Life-Saving Medical Treatment Needed in the DPRK

When our family first began providing medical treatment for children with disabilities in North Korea, Stephen asked the Pyongyang Medical School Hospital Director if the hospital could provide a bed for him to bring a girl with quadriplegic cerebral palsy from a NE Province in North Korea to Pyongyang for treatment. The director was indignant at first. “We don’t have cerebral palsy in our country!” he declared. We had no desire to argue with him but we continued to plead for just one hospital bed, and eventually he relented.

The greatest result from these happenings, however, took place in the hearts of the administrators and doctors at the hospital. When parents of pediatric patients started seeing a girl with cerebral palsy being treated in the hospital, they started to call friends and family back home. Not even a month went by before mothers and their disabled children began to line up outside the hospital for treatment. The hospital administrator returned to us and exclaimed, “I didn’t realize that this was such a huge problem in our country. We have to do something about this. Perhaps we ought to start our own therapy program for children with these kind of disabilities.” As a result, it was through one child’s treatment that a new program for children with developmental disabilities was born!

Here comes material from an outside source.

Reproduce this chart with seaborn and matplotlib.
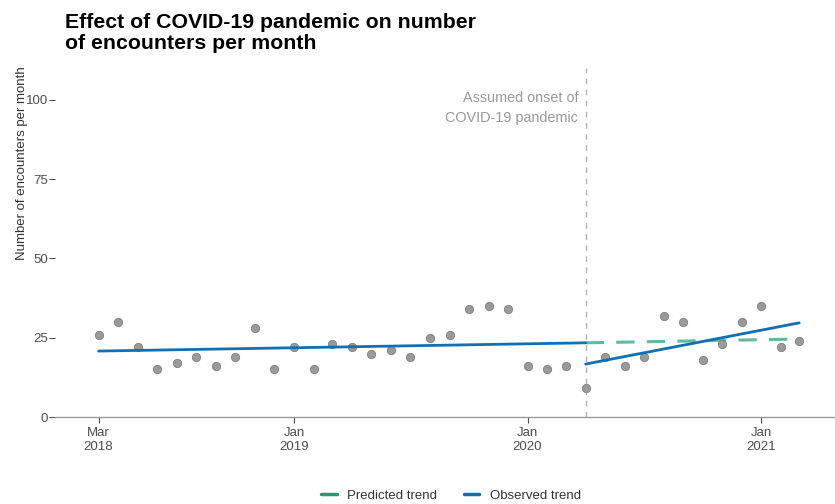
import pandas as pd
import numpy as np
import matplotlib
matplotlib.use('Agg')
import matplotlib.pyplot as plt
from matplotlib.lines import Line2D
import seaborn as sns

sns.set_theme(style='white')
plt.rcParams['font.family'] = ['Liberation Sans', 'DejaVu Sans']

# Monthly encounters, Mar 2018 - Mar 2021
months = pd.date_range('2018-03-01', '2021-03-01', freq='MS')
encounters = [26, 30, 22, 15, 17, 19, 16, 19, 28, 15,
              22, 15, 23, 22, 20, 21, 19, 25, 26, 34, 35, 34,
              16, 15, 16, 9, 19, 16, 19, 32, 30, 18, 23, 30,
              35, 22, 24]

# Trend line end points
pre_dates = ['2018-03-01', '2020-04-01']
pre_values = [20.8, 23.4]
post_dates = ['2020-04-01', '2021-03-01']
post_values = [16.7, 29.7]
pred_dates = ['2020-04-01', '2021-03-01']
pred_values = [23.4, 24.6]

onset = pd.Timestamp('2020-04-01')
tick_dates = ['2018-03-01', '2019-01-01', '2020-01-01', '2021-01-01']
tick_labels = ['Mar\n2018', 'Jan\n2019', 'Jan\n2020', 'Jan\n2021']

blue = '#1170b4'
green = '#1b9e77'

df = pd.DataFrame({'month': months, 'encounters': encounters})

fig = plt.figure(figsize=(8.35, 5.04), dpi=100)
ax = fig.add_axes([0.066, 0.1726, 0.934, 0.692])

sns.scatterplot(data=df, x='month', y='encounters', ax=ax, color='#9a9a9a',
                edgecolor='#808080', linewidth=0.6, s=36, zorder=3)

ax.axvline(onset, color='#b0b0b0', linestyle=(0, (4, 4)), linewidth=1, zorder=1)

sns.lineplot(x=pd.to_datetime(pred_dates), y=pred_values, ax=ax, color=green,
             alpha=0.7, linewidth=2.2, linestyle=(0, (6, 4)), zorder=2)
sns.lineplot(x=pd.to_datetime(pre_dates), y=pre_values, ax=ax, color=blue,
             linewidth=2, zorder=4)
sns.lineplot(x=pd.to_datetime(post_dates), y=post_values, ax=ax, color=blue,
             linewidth=2, zorder=4)

ax.text(onset - pd.Timedelta(days=12), 97.5, 'Assumed onset of\nCOVID-19 pandemic',
        ha='right', va='center', color='#999999', fontsize=10.4, linespacing=1.55)

ax.set_xlim(pd.Timestamp('2017-12-23'), pd.Timestamp('2021-04-26'))
ax.set_ylim(0, 110)
ax.set_yticks([0, 25, 50, 75, 100])
ax.set_xticks(pd.to_datetime(tick_dates))
ax.set_xticklabels(tick_labels)
ax.tick_params(axis='both', colors='#4d4d4d', labelsize=9.5, length=4,
               width=0.8, left=True, bottom=True)
ax.tick_params(axis='y', pad=1)
for s in ['top', 'right', 'left']:
    ax.spines[s].set_visible(False)
ax.spines['bottom'].set_color('#999999')
ax.spines['bottom'].set_linewidth(1)
ax.set_xlabel('')
ax.set_ylabel('Number of encounters per month', fontsize=9.5, color='#333333')
ax.yaxis.set_label_coords(-0.035, 0.728)

fig.text(0.078, 0.895, 'Effect of COVID-19 pandemic on number\nof encounters per month',
         fontsize=15.3, fontweight='bold', color='black', va='bottom', linespacing=1.15)

handles = [Line2D([0], [0], color=green, linewidth=2.5),
           Line2D([0], [0], color=blue, linewidth=2.5)]
fig.legend(handles, ['Predicted trend', 'Observed trend'], loc='center',
           bbox_to_anchor=(0.54, 0.016), ncol=2, frameon=False, fontsize=9.5,
           handlelength=1.2, columnspacing=2, labelcolor='#333333')

fig.savefig('out.png', dpi=100)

One of our first patients, who was ten years old, came to the hospital not able to sit up or walk on her own. But after eleven months of physical and occupational therapy, she was discharged from the hospital walking on her own, independent from any support. The North Korean broadcasting company came out to air her discharge from the hospital to her home village. It was the first time in North Korean history for a quadriplegic child to receive therapy and experience such a dramatic transformation.

Ten year-old girl treated for cerebral palsy in the Pyongyang Medical School Hospital

Ten year-old girl treated for cerebral palsy in the Pyongyang Medical School Hospital

Immediately after she was discharged, a pediatric doctor came into Stephen’s doctor’s office. “May I talk to you?” she asked.

“Of course, please come in,” Stephen invited. He could tell that this doctor had been crying. Her eyes were red and swollen.

“I have sent hundreds of children like this patient away telling their parents that there is no hope, to let the child go quickly,” the doctor admitted.

Stephen could tell that this confession was genuine. It was a quest for forgiveness.

“What should I do?” she pleaded.

“Let’s begin now. Let’s make a difference in one child’s life at a time,” Stephen suggested.

Although in developed nations, disabilities are not considered a life-threatening condition, in North Korea, it often is. Up until a few years ago, expert treatment for various disabilities such as cerebral palsy, autism, and other developmental disabilities was nonexistent. Parents had few options for support or treatment for their children. As a result, they had no hope. According to the doctors’ advice, they would often “let their child go quickly”.

Incredible progress in treatment of developmental disabilities has been achieved in North Korea. Unfortunately, current UN sanctions and US regulations are making continuing humanitarian work in North Korea very challenging. Humanitarian organizations have to apply for Special Validation Passports just to visit North Korea, and these passports are issued on an extremely limited basis. In addition, UN Sanction Committee exemptions are necessary to ship any medicine or medical supplies to North Korea, but these are only granted if the organization has already obtained an OFAC License from the US Treasury Department. All of this red tape delays and hinders life-saving humanitarian aid to the DPRK.

The World Health Organization (WHO) has estimated that tens of thousands of people will die in North Korea this year from the lack of tuberculosis treatment, alone (US News World Report, Nov. 16, 2018). This does not include the number of individuals with other infectious diseases such hepatitis or the number of children with disabilities and/or other conditions.

Our non-profit organization, known Ignis Community, has made huge strides in not only treatment for disabilities but also in medical training for professionals in North Korea. Medical training is key to continue much-needed treatment for the most vulnerable children in society. Like the infamous saying goes, “It is better to teach a man to fish, than to give him a fish.” It is better to train the doctors in how to treat pediatric disabilities properly than to just treat the children, themselves.

We can only hope that despite the current restrictions there is light at the end of the tunnel. For the sake of the thousands who are in desperate need of life-saving medical treatment in the DPRK, the sooner and less impeded humanitarian work can resume in North Korea the better. And like other humanitarian organizations already providing a limited scope of humanitarian work in the DPRK, we trust that Ignis Community will be able to continue to meet the needs of children with developmental disabilities throughout the nation.